A política fracassada que ficou conhecida como “guerra às drogas” voltou com tudo no governo Trump, em grande parte graças ao retrógrado secretário de Justiça dos EUA, Jeff Sessions, que considera as drogas como um mero caso de polícia. Não é difícil entender por que alguém com o histórico de racismo de Sessions adora a guerra às drogas. Na verdade, essa sempre foi uma guerra contra um grupo específico de pessoas – acho que vocês sabem bem qual. Apesar disso e dos esforços do secretário, houve um grande progresso em direção à legalização da maconha nos EUA. A opinião pública está mudando, e, em muitos lugares, as leis também.

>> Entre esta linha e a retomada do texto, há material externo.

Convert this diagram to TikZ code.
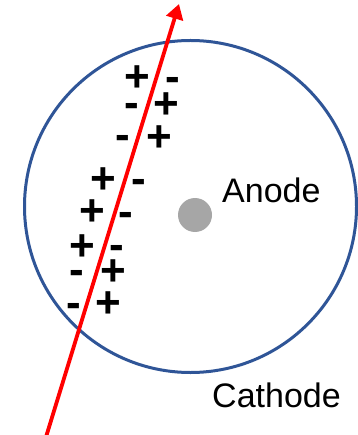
\documentclass[tikz,border=0pt]{standalone}
\usepackage{fontspec}
\setmainfont{Liberation Sans}
\usetikzlibrary{arrows.meta}
\newfontfamily\signfont{Liberation Sans}[Scale=1]
\definecolor{ringblue}{HTML}{2F5597}
\definecolor{dotgray}{HTML}{A6A6A6}
\definecolor{arrowred}{HTML}{FF0000}
\tikzset{
  sign/.style={inner sep=0pt, text height=0pt, text depth=0pt, font=\signfont\bfseries\fontsize{44}{44}\selectfont},
  plussign/.style={sign, yshift=-15.4pt},
  minussign/.style={sign, yshift=-11pt},
  label/.style={inner sep=0pt, anchor=base west, font=\fontsize{34}{34}\selectfont},
  ring/.style={draw=ringblue, line width=3pt},
  beam/.style={draw=arrowred, line width=3.8pt, -{Triangle[length=15pt,width=17pt]}}
}
\begin{document}
\begin{tikzpicture}[x=1pt,y=-1pt]
\useasboundingbox (0,0) rectangle (357,435);
\draw[ring] (190.5,206.5) circle[radius=166];
\fill[dotgray] (195,215) circle[radius=17];
\node[label] (anode) at (222,203) {Anode};
\node[label] (cathode) at (212,407) {Cathode};
\coordinate (beamstart) at (46,437);
\coordinate (beamend) at (179,4);
\draw[beam] (beamstart) -- (beamend);
\node[plussign] (p1) at (137,76) {+};
\node[minussign] (m1) at (173,81) {-};
\node[minussign] (m2) at (132,107) {-};
\node[plussign] (p2) at (166,103) {+};
\node[minussign] (m3) at (123,139) {-};
\node[plussign] (p3) at (159,136) {+};
\node[plussign] (p4) at (103,178) {+};
\node[minussign] (m4) at (139,183) {-};
\node[plussign] (p5) at (92,210) {+};
\node[minussign] (m5) at (126,215) {-};
\node[plussign] (p6) at (82,245) {+};
\node[minussign] (m6) at (117,248) {-};
\node[minussign] (m7) at (77,273) {-};
\node[plussign] (p7) at (113,270) {+};
\node[minussign] (m8) at (74,306) {-};
\node[plussign] (p8) at (108,302) {+};
\end{tikzpicture}
\end{document}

Na encruzilhada entre os avanços da legalização e a tal guerra às drogas, vemos ainda uma série de casos escandalosos devastando comunidades não brancas dos EUA. E o interessante nisso tudo é que eles não são simplesmente culpa do presidente Trump e sua equipe. Não, esses escândalos estão intimamente ligados a uma espécie de antinegritude presente em ambos os lados do espectro político.

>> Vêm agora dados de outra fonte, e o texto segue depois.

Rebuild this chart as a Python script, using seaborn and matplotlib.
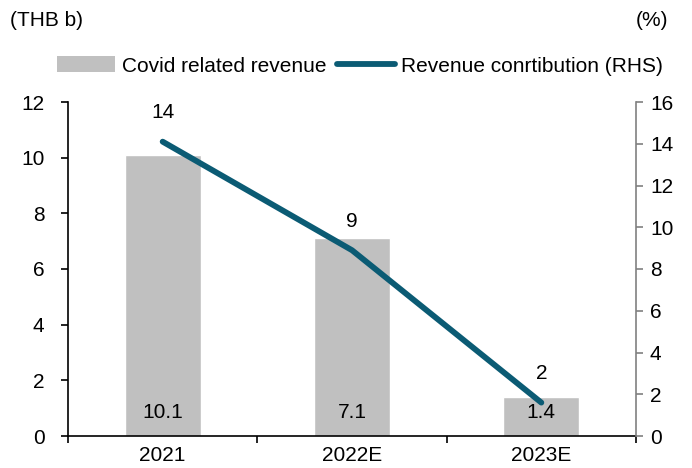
import matplotlib
matplotlib.use("Agg")
import matplotlib.pyplot as plt
import seaborn as sns
import pandas as pd
from matplotlib.patches import Patch
from matplotlib.lines import Line2D

# data
years = ["2021", "2022E", "2023E"]
covid_revenue = [10.1, 7.1, 1.4]          # THB b (LHS bars)
contribution = [14.1, 8.9, 1.6]           # % (RHS line)
bar_labels = ["10.1", "7.1", "1.4"]
line_labels = ["14", "9", "2"]
legend_labels = ["Covid related revenue", "Revenue conrtibution (RHS)"]

bar_color = "#C0C0C0"
line_color = "#0B5B74"
fs = 15

sns.set_theme(style="white")
plt.rcParams["font.family"] = ["Liberation Sans", "DejaVu Sans"]
plt.rcParams["font.size"] = fs
plt.rcParams["text.color"] = "black"
plt.rcParams["xtick.color"] = "black"
plt.rcParams["ytick.color"] = "black"

df = pd.DataFrame({"year": years, "rev": covid_revenue, "pct": contribution})

fig = plt.figure(figsize=(6.92, 4.68), dpi=100)
ax = fig.add_axes([68 / 692, 32 / 468, (636 - 68) / 692, (436 - 102) / 468])

# bars (left axis)
sns.barplot(data=df, x="year", y="rev", color=bar_color, width=0.4,
            saturation=1, ax=ax, zorder=2)
ax.set_ylim(0, 12)
ax.set_yticks(range(0, 13, 2))
ax.set_xlim(-0.5, 2.5)
ax.set_xticks([-0.5, 0.5, 1.5, 2.5], minor=False)
ax.set_xticklabels([])
ax.set_xticks([0, 1, 2], minor=True)
ax.set_xticklabels(years, minor=True)
ax.tick_params(axis="x", which="major", length=5, width=1.2, color="black",
               direction="out", bottom=True)
ax.tick_params(axis="x", which="minor", length=0, labelsize=fs, pad=7)
ax.tick_params(axis="y", length=5, width=1.2, color="black", direction="out",
               left=True, labelsize=fs, pad=12)
ax.set_xlabel("")
ax.set_ylabel("")
for s in ["top", "right"]:
    ax.spines[s].set_visible(False)
for s in ["left", "bottom"]:
    ax.spines[s].set_color("black")
    ax.spines[s].set_linewidth(1.2)

for i, lab in enumerate(bar_labels):
    ax.text(i, 0.85, lab, ha="center", va="center", fontsize=fs)

# line (right axis)
ax2 = ax.twinx()
sns.lineplot(x=[0, 1, 2], y=contribution, color=line_color, linewidth=4.2,
             ax=ax2, sort=False, solid_capstyle="round")
ax2.set_ylim(0, 16)
ax2.set_yticks(range(0, 17, 2))
ax2.set_xlim(-0.5, 2.5)
ax2.tick_params(axis="y", length=5, width=1.2, color="#808080", direction="out",
                right=True, labelsize=fs, pad=5)
for s in ["top", "left", "bottom"]:
    ax2.spines[s].set_visible(False)
ax2.spines["right"].set_color("#808080")
ax2.spines["right"].set_linewidth(1.2)
ax2.set_ylabel("")

for i, lab in enumerate(line_labels):
    ax2.annotate(lab, (i, contribution[i]), xytext=(0, 21),
                 textcoords="offset points", ha="center", va="center",
                 fontsize=fs)

fig.text(10 / 692, 1 - 20 / 468, "(THB b)", ha="left", va="center", fontsize=fs)
fig.text(668 / 692, 1 - 20 / 468, "(%)", ha="right", va="center", fontsize=fs)

handles = [Patch(facecolor=bar_color, edgecolor="none"),
           Line2D([0], [0], color=line_color, linewidth=4.2, solid_capstyle="round")]
fig.legend(handles, legend_labels,
           loc="center", bbox_to_anchor=(360 / 692, 1 - 66 / 468), ncol=2,
           frameon=False, fontsize=fs, handlelength=2.8, handleheight=0.8,
           handletextpad=0.3, columnspacing=0.5, borderaxespad=0)

fig.savefig("out.png", dpi=100)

Antes de mais nada, o contexto: oito estados americanos e o distrito federal de Washington legalizaram a maconha para uso recreativo. Outros 14 estados descriminalizaram o uso recreativo, o que significa que a compra ainda é ilegal, mas, se você for pego com uma pequena quantidade da droga, poderá, no máximo, ser multado. Vinte e nove estados já legalizaram a maconha para uso terapêutico.
Tantos casos de legalização e descriminalização me deram a impressão errada: eu achava que estávamos acabando com a guerra às drogas. Mas as prisões por posse de maconha ainda acontecem – inclusive nos estados que a legalizaram ou descriminalizaram. Como isso é possível?
Em 2016, houve mais prisões por porte de pequenas quantidades de maconha nos EUA do que por todos os crimes violentos somados.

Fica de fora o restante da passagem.